## [WHAT NEEDS TO BE DONE]
Copy all lines below containing "Clone".

## [RECORDS FOR THIS EXERCISE]
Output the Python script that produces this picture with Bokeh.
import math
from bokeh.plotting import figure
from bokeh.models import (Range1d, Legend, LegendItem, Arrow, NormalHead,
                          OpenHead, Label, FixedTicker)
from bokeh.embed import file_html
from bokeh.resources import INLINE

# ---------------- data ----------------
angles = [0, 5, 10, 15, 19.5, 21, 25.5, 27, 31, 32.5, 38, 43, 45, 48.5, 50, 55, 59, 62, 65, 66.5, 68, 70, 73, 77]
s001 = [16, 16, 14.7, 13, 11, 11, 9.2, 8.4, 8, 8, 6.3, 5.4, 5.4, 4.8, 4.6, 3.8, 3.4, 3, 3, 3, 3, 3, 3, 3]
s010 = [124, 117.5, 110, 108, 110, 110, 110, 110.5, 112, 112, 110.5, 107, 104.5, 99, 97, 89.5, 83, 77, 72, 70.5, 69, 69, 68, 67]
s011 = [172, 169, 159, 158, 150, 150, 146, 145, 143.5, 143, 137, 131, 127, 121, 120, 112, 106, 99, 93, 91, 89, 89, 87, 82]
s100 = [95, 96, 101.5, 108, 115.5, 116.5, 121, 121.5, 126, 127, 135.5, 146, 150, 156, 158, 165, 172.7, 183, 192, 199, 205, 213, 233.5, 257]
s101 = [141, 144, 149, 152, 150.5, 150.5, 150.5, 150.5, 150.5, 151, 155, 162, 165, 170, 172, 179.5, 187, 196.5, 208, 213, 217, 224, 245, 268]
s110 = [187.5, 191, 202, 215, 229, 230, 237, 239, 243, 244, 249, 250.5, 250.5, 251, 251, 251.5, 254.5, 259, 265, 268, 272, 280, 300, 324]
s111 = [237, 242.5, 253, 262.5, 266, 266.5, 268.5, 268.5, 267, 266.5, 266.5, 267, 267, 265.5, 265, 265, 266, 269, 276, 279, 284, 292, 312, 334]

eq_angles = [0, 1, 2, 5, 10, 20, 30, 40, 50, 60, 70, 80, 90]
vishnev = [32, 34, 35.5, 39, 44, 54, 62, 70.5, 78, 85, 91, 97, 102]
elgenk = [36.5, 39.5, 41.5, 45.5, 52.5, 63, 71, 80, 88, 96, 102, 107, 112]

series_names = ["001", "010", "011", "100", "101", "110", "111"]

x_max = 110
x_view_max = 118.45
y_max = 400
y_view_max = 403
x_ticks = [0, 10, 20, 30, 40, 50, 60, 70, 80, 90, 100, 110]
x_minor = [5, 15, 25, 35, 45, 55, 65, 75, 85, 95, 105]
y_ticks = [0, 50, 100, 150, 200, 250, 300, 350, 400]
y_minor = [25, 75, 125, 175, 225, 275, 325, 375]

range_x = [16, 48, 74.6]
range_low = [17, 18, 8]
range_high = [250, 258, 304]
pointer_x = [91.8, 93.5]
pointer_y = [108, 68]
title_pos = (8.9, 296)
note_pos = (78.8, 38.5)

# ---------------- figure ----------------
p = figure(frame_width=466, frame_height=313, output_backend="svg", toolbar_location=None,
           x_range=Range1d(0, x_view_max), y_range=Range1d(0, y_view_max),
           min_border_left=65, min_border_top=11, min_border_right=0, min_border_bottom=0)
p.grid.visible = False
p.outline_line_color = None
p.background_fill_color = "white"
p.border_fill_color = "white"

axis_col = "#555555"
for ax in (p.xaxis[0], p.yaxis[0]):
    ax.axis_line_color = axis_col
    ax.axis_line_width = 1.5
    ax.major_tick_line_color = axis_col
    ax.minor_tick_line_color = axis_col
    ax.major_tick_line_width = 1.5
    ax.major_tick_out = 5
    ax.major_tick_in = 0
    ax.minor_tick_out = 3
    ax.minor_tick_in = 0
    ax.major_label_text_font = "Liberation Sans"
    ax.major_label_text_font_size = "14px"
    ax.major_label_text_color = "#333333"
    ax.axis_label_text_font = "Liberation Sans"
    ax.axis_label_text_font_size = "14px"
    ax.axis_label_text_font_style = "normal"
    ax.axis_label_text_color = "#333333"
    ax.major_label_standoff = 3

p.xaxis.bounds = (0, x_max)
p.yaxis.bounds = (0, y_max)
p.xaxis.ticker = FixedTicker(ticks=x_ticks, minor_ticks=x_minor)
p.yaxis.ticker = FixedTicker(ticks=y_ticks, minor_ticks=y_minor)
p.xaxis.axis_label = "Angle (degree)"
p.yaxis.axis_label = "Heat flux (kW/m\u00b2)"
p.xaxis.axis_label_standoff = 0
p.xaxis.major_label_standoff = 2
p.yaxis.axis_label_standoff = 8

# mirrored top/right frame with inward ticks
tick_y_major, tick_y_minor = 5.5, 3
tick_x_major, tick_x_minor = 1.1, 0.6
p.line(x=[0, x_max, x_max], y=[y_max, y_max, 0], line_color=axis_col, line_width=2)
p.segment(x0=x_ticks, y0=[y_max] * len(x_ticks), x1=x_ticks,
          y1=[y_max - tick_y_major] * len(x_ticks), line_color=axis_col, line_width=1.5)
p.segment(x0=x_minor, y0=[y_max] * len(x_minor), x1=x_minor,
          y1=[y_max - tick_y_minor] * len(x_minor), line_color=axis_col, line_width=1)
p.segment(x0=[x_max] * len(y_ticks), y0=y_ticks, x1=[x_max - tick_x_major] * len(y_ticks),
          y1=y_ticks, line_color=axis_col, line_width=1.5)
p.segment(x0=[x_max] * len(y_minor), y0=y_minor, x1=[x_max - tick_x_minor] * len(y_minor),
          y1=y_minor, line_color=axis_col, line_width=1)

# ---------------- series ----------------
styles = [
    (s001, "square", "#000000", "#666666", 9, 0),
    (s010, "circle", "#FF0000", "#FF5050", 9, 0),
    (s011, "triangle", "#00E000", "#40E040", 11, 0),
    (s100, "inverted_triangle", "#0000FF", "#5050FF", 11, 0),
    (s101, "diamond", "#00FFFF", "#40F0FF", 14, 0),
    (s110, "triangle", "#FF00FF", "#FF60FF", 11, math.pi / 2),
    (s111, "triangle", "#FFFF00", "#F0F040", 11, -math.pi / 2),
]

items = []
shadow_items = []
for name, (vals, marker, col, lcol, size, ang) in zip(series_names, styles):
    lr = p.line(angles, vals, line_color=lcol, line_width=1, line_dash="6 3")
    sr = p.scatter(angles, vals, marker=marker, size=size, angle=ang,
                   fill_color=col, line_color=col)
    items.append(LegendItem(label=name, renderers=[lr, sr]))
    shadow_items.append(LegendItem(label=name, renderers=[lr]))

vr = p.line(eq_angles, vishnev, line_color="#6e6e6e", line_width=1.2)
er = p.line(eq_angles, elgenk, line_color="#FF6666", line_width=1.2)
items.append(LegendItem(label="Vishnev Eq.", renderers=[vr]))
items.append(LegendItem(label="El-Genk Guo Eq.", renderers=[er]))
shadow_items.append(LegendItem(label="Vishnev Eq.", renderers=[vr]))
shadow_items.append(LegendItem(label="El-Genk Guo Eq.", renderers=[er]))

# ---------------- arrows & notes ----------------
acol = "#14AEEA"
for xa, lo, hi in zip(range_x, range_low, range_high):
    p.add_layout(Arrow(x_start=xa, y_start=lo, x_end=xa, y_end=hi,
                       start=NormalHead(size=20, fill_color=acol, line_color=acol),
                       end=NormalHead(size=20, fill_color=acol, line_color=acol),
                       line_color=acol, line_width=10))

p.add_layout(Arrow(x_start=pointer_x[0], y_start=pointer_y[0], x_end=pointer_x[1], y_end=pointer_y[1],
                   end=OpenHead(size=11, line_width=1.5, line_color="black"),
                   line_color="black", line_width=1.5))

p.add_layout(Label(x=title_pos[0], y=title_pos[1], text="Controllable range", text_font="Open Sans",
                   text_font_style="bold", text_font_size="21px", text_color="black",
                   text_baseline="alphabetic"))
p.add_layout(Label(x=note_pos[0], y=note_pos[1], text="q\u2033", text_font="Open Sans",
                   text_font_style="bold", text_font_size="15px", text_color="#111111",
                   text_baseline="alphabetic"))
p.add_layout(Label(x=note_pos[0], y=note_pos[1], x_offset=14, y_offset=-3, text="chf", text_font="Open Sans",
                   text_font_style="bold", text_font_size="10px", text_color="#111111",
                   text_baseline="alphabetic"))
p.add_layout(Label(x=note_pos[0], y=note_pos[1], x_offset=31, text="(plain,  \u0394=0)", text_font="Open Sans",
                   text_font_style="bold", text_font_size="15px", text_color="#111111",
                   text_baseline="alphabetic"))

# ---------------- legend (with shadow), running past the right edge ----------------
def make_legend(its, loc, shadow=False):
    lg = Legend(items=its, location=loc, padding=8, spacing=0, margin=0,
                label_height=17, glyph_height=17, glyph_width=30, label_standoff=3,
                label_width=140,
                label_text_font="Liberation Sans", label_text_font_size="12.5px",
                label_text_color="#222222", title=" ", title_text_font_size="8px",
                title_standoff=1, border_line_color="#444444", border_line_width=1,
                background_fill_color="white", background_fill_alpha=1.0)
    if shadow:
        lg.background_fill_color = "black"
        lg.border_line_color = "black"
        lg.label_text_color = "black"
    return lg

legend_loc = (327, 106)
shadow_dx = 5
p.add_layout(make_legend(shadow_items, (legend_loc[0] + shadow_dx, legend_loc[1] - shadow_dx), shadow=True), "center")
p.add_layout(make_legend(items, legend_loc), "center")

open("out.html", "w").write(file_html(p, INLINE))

---

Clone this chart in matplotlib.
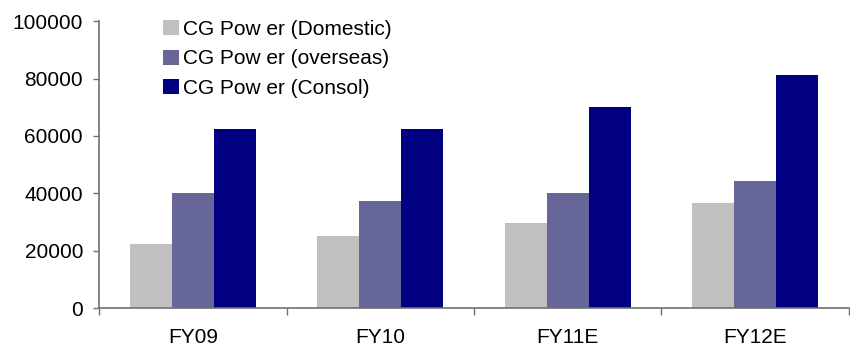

...

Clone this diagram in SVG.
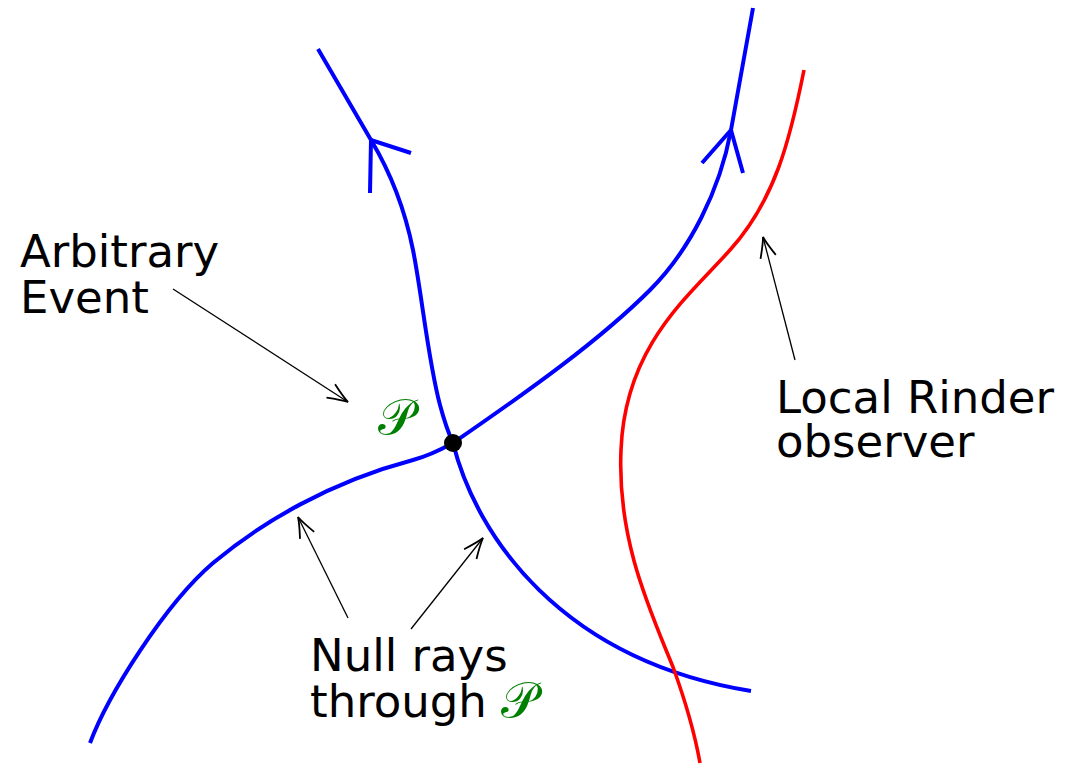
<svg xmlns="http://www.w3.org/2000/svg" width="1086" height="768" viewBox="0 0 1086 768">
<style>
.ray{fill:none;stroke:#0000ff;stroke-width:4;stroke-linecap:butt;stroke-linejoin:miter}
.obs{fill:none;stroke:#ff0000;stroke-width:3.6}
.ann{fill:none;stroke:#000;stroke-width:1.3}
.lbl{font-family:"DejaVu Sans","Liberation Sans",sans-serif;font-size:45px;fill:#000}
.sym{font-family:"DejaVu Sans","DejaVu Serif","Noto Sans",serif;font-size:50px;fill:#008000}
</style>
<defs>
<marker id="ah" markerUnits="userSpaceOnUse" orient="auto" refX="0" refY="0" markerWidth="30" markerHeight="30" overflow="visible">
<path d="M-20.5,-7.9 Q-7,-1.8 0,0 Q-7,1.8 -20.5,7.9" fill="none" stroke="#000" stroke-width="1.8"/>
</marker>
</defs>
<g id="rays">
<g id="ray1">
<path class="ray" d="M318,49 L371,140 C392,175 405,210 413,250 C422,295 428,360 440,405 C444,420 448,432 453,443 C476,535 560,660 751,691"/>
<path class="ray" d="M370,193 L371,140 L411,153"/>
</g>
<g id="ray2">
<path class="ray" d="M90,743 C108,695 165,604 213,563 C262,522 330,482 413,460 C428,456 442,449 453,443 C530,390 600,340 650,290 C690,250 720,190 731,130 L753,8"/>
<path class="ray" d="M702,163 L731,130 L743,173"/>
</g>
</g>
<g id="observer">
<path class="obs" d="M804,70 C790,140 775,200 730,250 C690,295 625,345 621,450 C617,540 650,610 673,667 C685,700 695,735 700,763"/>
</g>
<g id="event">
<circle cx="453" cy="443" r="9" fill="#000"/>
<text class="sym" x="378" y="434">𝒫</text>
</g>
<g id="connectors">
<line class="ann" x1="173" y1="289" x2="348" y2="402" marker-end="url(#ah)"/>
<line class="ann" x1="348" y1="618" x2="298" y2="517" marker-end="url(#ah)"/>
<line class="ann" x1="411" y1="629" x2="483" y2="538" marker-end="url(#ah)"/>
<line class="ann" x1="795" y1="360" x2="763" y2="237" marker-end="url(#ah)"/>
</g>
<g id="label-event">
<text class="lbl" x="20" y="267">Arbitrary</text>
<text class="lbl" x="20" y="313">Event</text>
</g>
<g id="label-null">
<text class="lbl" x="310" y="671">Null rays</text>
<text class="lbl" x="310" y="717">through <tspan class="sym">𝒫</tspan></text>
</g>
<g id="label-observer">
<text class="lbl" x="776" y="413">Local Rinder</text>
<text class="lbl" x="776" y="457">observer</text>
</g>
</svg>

## [THE SOLUTION]
Clone this chart in matplotlib.
Clone this diagram in SVG.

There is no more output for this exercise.